Conceptual study on non-ablative TPS for hypersonic vehicles

Abstract

In order to achieve efficient wave drag reduction under non-zero attack angles and avoid the severe aerodynamic heating, a new concept of the Non-ablative Thermal Protection System (NaTPS) for hypersonic vehicles was proposed based on the idea that the conical shock wave angle can be enlarged by lateral jets to push the conical shock away from the blunt body surface. In the NaTPS, a spike-blunt body structure and lateral jets are combined together to develop a new shock-reconstructing system in front of hypersonic vehicles. When the spike acts to recast the bow shock in front of a blunt body into a conical shock, the lateral jet works to protect the spike tip from overheating and push the conical shock away from the blunt body when a pitching angle exists during flight. The experimental flow visualization and the pressure measurements were conducted in a hypersonic wind tunnel for both the conceptual demonstration and CFD validation. Numerical simulations were also carried out to examine the complex flow around the NaTPS. Both experimental and numerical results show that the NaTPS works well for shock drag reduction and thermal protection.
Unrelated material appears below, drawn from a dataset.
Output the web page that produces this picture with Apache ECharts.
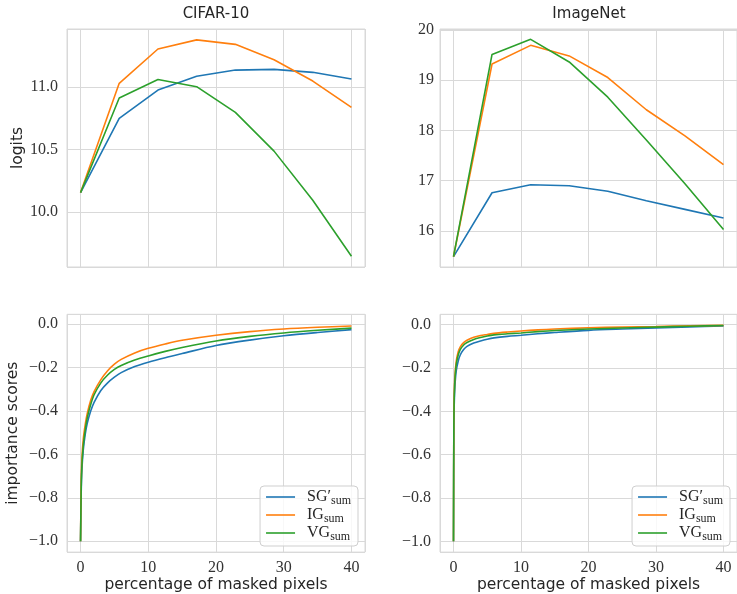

The shock/shock interaction on shoulders of the blunt body is avoided due to lateral jet injection and the peak pressure at the reattachment region is reduced by 65% under a 4° attack angle. The lateral jet could be powered either by high pressure gas stored in the tank or by the water evaporation process in which water absorbs the heat from the hot walls of the blunt noses. The jet pressure needed for producing lateral jet is much smaller than for the forward-facing jet from the stagnation point. The advantages of this concept are well demonstrated and its practical application appears promising.